Policing the Future

Policing at a deep level. This edition published by Penguin Books 1974. Cover art by David Pelham.

The science fiction writer Jack Vance coined a memorable proverb in his novel The Star King – “Law cannot reach where enforcement will not follow.”  We may not like it, but there’s a lot of truth in it.

We might hope that, as the human race becomes more civilized, the level of crime, particularly violent crime, will diminish.  In his 2011 book The Better Angels of our Nature, Steven Pinker, Professor of Psychology at Harvard, presents evidence that our species has become progressively less violent over the millennia from prehistory through to the present day, despite the terrifying global wars, and seemingly endless conflicts, witnessed during so much of the twentieth century.
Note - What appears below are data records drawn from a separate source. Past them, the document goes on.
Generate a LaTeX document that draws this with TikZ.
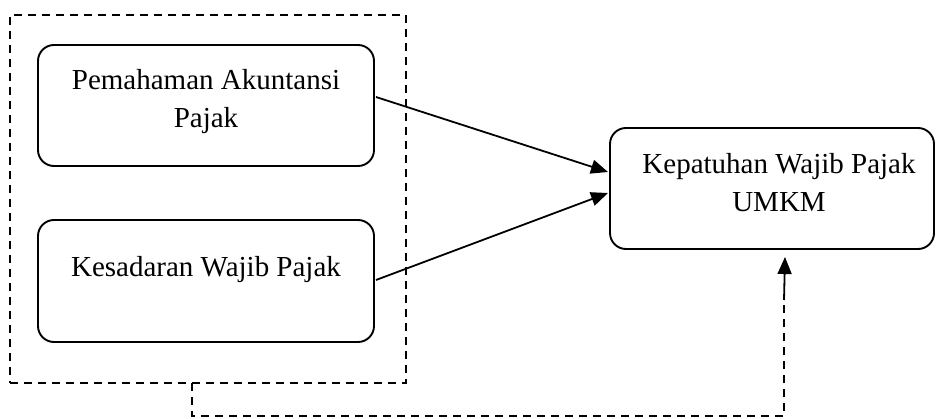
\documentclass[tikz,border=0pt]{standalone}
\usepackage{fontspec}
\setmainfont{Liberation Serif}
\usetikzlibrary{arrows.meta}
\begin{document}
\begin{tikzpicture}[x=1pt,y=-1pt,
  varbox/.style={draw,line width=1.9pt,rounded corners=16pt,inner sep=0pt,outer sep=0pt},
  grpbox/.style={draw,line width=1.6pt,dash pattern=on 8pt off 6pt,inner sep=0pt,outer sep=0pt},
  lbl/.style={font=\fontsize{29}{38}\selectfont,align=center,inner sep=0pt,anchor=base},
  arr/.style={line width=1.8pt,-{Triangle[length=17pt,width=14pt]}},
  dsh/.style={line width=1.6pt,dash pattern=on 8pt off 6pt}]
\useasboundingbox (0,0) rectangle (936,419);
\node[grpbox,minimum width=396pt,minimum height=368pt] (grp) at (208,199) {};
\node[varbox,minimum width=336pt,minimum height=121pt] (b1) at (206,105.5) {};
\node[varbox,minimum width=336pt,minimum height=122pt] (b2) at (206,281) {};
\node[varbox,minimum width=324pt,minimum height=121pt] (b3) at (772,188.5) {};
\node[lbl] (t1) at (206,128) {Pemahaman Akuntansi\\Pajak};
\node[lbl] (t2) at (206,277) {Kesadaran Wajib Pajak};
\node[lbl] (t3) at (779,212) {Kepatuhan Wajib Pajak\\UMKM};
\coordinate (a1s) at (376,97);
\coordinate (a1e) at (608,172);
\coordinate (a2s) at (376,280);
\coordinate (a2e) at (608,193);
\draw[arr] (a1s) -- (a1e);
\draw[arr] (a2s) -- (a2e);
\coordinate (g1) at (192,383);
\coordinate (g2) at (192,416);
\coordinate (g3) at (784,416);
\coordinate (g4) at (784,300);
\coordinate (g5) at (785,257);
\draw[dsh] (g1) -- (g2) -- (g3) -- (g4);
\draw[arr] (g4) -- (g5);
\end{tikzpicture}
\end{document}
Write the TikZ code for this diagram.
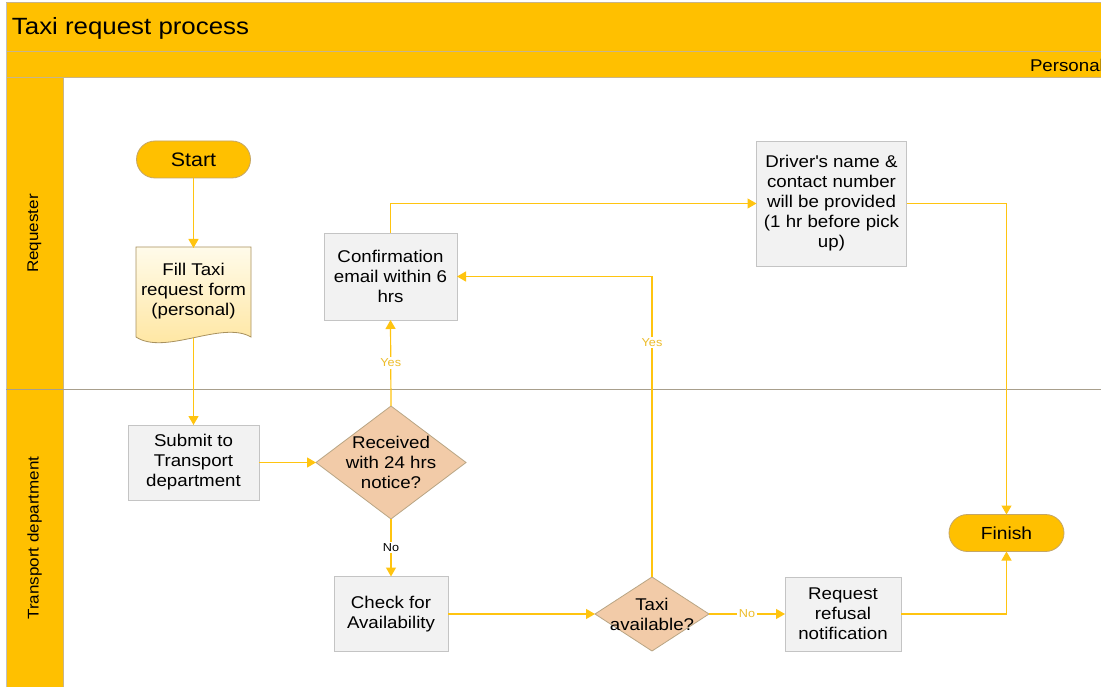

But even so, it seems likely that we can expect some form of policing to be a feature of human civilization for the foreseeable future, and that it will have to take full advantage of whatever developments in science and technology, or even within the human being itself, may be available in order to carry out its task effectively.  Some of those developments might seem incredible by today’s standards, but science fiction may give some pointers on where they may eventually go.

There is little doubt that telepathy, or some variant of it, would be a dramatic advantage to law enforcement.  In his classic Hugo Award winning 1953 novel The Demolished Man, Alfred Bester describes a future society where telepathy is well established but restricted to relatively few people, the most proficient occupying positions of power where they can use their abilities to the full.  Not surprisingly, this includes the police – specialised extra-sensory perception allows telepaths to identify the intent in others to commit crime before it happens, and to take action to prevent it.

A police inspector puts it well when talking to Lincoln Powell, the first-class telepath who is Prefect of the Police Psychotic Division (there’s a name to conjure with): “A man can’t walk around with a disturbed pattern, maturing murder, and go unnoticed these days.  He’d have as much chance of going unnoticed as a man with three heads.”  And once you know who they are, you can stop them.

Similar benefits would occur from precognition.  The 2002 film The Minority Report, loosely based on Philip K Dick’s short story of the same name, explored the idea of a police force which employs mutants who have visions of the future, allowing them to visualise crimes before they occur.  It might not always be crystal clear who is actually going to commit the crime, but the police have a head start in the investigation and can do their best to stop it happening in the first place.

But there is a clear ethical obstacle in all such developments – the purpose is to apprehend and, as necessary, detain and convict someone for a crime they have not committed (yet).  In democracies which hope to abide by the rule of law, we don’t arrest and incarcerate people for something they have not done.  In fact, this is not too far removed from a problem already confronting criminal justice systems – with an increasing ability to identify a person’s propensity to commit crime from psychological, and possibly even genetic, evidence, is it right to lock them up as a preventative measure?  After all, we already do it for the mentally unbalanced who show a tendency towards violence.  The phrase “pre-crime”, as used in the movie, is already being applied to this dilemma.

We law-abiding citizens are probably all too keen to see potential criminals removed from society, but we might not feel quite the same if we find that our own genetic make-up suggests a previously unknown tendency towards crime.  Or, in due course, if some bureaucratic telepath probes our mind to decide that we might one day have a strong temptation in that direction.  The prison cell beckons to protect our fellow citizens from us.  Then we might feel otherwise.  And just where does it stop?